Как Нея развелась, Равиль полгода наведывался в гости к Ирке, оставлял в подарок то коробку конфет или печенья, то куколку, то еще какую-нибудь безделушку, а потом сгинул, но почтовые переводы поступали от него по-прежнему регулярно, иногда со штампами других городов, но все-таки приходили, и Нея, поначалу решившая отказаться от них из гордости (что же это, неужели она без них не воспитает Ирку!), была благодарна Равилю.
Сколько одиноких ночей без сна в постылой холодной постели мучительно думала она о дочке, заклиная судьбу — лишь бы не стала для Ирки жизнь бесполезным подарком, на который, забывшись, расщедрились она и Равиль; лишь бы выросла дочка небалованной и честной, лишь бы обошла ее далеко стороной самая страшная людская болезнь и беда — безразличие; лишь бы не знала Ирка тысячеликого лицемерия, ни своего, ни чужого, и еще лишь бы не знала она трудной, мучительной скорби себялюбивого одиночества.
А к Равилю Нея не ощущала никакого зла и постепенно даже стала относиться как к человеку, не понявшему ее. Все чаще она думала о нем, представляла его нездоровым, похудевшим, печальным, и ей делалось не по себе. Все-таки, наверное, в чем-то и она не была права: ну подумаешь, увлекся он этой Зиякуль, с кем не бывает, и серость его выводила Нею из себя, но, может быть, то вовсе не серость была, а с к р о м н о с т ь? Зря, наверное, она взяла так сразу круто: развод, и точка.

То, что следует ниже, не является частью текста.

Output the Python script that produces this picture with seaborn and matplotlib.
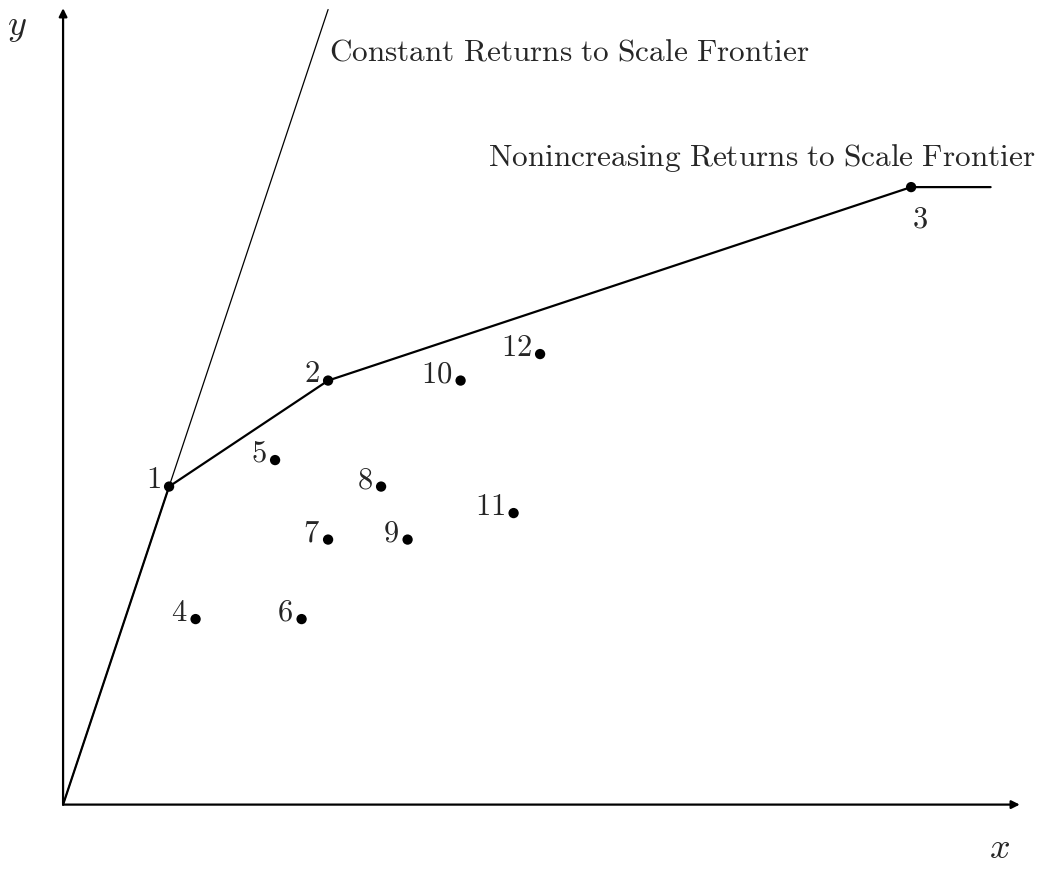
import matplotlib
matplotlib.use("Agg")
import matplotlib.pyplot as plt
import seaborn as sns
import pandas as pd

sns.set_theme(style="white")
plt.rcParams.update({
    "mathtext.fontset": "cm",
    "font.family": ["DejaVu Serif"],
})

# ── data ──────────────────────────────────────────────────────────────────────
dmu_labels = ["1", "2", "3", "4", "5", "6", "7", "8", "9", "10", "11", "12"]
dmu_x = [4, 10, 32, 5, 8, 9, 10, 12, 13, 15, 17, 18]
dmu_y = [12, 16, 23.3, 7, 13, 7, 10, 12, 10, 16, 11, 17]

crs_x = [0, 10]
crs_y = [0, 30]

nirs_x = [0, 4, 10, 32, 35]
nirs_y = [0, 12, 16, 23.3, 23.3]

pts = pd.DataFrame({"x": dmu_x, "y": dmu_y, "label": dmu_labels})

# ── figure ────────────────────────────────────────────────────────────────────
fig = plt.figure(figsize=(10.46, 8.69), dpi=100)
ax = fig.add_axes([0, 0, 1, 1])
ax.set_xlim(-2.38, 37.09)
ax.set_ylim(-2.43, 30.36)
ax.axis("off")

# axes with arrows
ax.annotate("", xy=(36.1, 0), xytext=(0, 0),
            arrowprops=dict(arrowstyle="-|>", color="black", lw=1.6,
                            mutation_scale=12, shrinkA=0, shrinkB=0))
ax.annotate("", xy=(0, 30.05), xytext=(0, 0),
            arrowprops=dict(arrowstyle="-|>", color="black", lw=1.6,
                            mutation_scale=12, shrinkA=0, shrinkB=0))

# frontiers
sns.lineplot(x=crs_x, y=crs_y, sort=False, color="black", lw=0.9, ax=ax)
sns.lineplot(x=nirs_x, y=nirs_y, sort=False, color="black", lw=1.6, ax=ax)

# DMUs
sns.scatterplot(data=pts, x="x", y="y", color="black", s=55,
                edgecolor="none", zorder=5, ax=ax)

for _, r in pts.iterrows():
    if r["label"] == "3":
        ax.annotate(f"${r['label']}$", (r["x"], r["y"]), xytext=(6, -23),
                    textcoords="offset points", ha="center", va="center",
                    fontsize=22)
    else:
        ax.annotate(f"${r['label']}$", (r["x"], r["y"]), xytext=(-6, 5),
                    textcoords="offset points", ha="right", va="center",
                    fontsize=22)

ax.text(10.05, 28.4, r"$\mathrm{Constant\ Returns\ to\ Scale\ Frontier}$",
        fontsize=22.5, ha="left", va="center")
ax.text(36.7, 24.4, r"$\mathrm{Nonincreasing\ Returns\ to\ Scale\ Frontier}$",
        fontsize=22.5, ha="right", va="center")

ax.text(35.35, -1.65, r"$x$", fontsize=26, ha="center", va="center")
ax.text(-1.75, 29.35, r"$y$", fontsize=26, ha="center", va="center")

fig.savefig("out.png", dpi=100)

Плохо ли, хорошо, но он никогда не был вспыльчивым, держался на удивление всем почти в любых обстоятельствах ровно и спокойно. Были и у него свои странности, но Нея не обращала на них внимания. Например, не мог носить он никаких колец, перстней, запонок, галстучных зажимов и заколок, даже часы надевал по необходимости, стараясь при первом же удобном случае сунуть их в карман или выложить на стол, в полушутку уверяя, что все эти побрякушки одинаково его закрепощают, сковывают, а часы заставляют думать о скоротечности и необратимости времени — по этой же причине он немедленно приглушал, а то и выключал радио, стоило ему заслышать позывные «Маяка», но выключал безо всякой нервности, убежденно, что иначе быть не может. Кроме того, Равиль истово презирал телевизор, видя в нем главного пожирателя времени и реальную угрозу для интеллекта его неумеренных поклонников.
Он был фантастически работоспособен и фанатичен в работе, его очень ценили коллеги-геологи — и практики, и те, кто подался в науку, а дома он был тенью Неи, никогда особо горячих слов не говорил ей, но всегда старался делать все, чтобы ей было хорошо. Потом появилась у него Зиякуль, так сказать, на стыке геологии и археологии: он был в своей экспедиции, Зиякуль — в своей, и судьбе стало угодно, чтобы их экспедиции встретились. Небо не обрушилось на землю и археологические тайны минувших эпох окончательно не прояснились оттого, что ему и Зиякуль экспедиционных утех оказалось мало. Как всегда, нашлись добрые люди и передали обо всем Нее, сам же он молчал, и Нея у него сначала ни о чем не спрашивала, выжидая, как же он будет себя вести дальше.
А дальше все шло по-прежнему, своим чередом — тихо и покойно. Даже наедине с ней — вспоминать об этом тягостно — дыхание его не было ни жарким, ни прерывистым, и обращался он с ней с немужской робостью, в которой она мучительно ощущала не то чтобы стыдливость или вялое безразличие, а настойчивое тайное желание поскорее исполнить некую повинность и уйти от всего, что напрасно она хотела разбудить в нем. Но иногда он вспыхивал добро и нежно, а потом неожиданно загасал, словно опомнившись и снова сорвавшись в постылое безразличие, еще продолжая по инерции обманывать ее ненастойчивой лаской. Но, чувствуя вымученность его безотрадного притворства, она тогда впрямую начинала догадываться женской интуицией о самом для нее страшном и главном, обжигающем лютой обидою — о том, что если и думал он в те действительно нежные секунды о ней, то думал оценивающе, сравнивая ее еще с кем-то. Утрами он поднимался виноватым и неразговорчивым, и подошел день, когда он рассказал ей обо в с е м.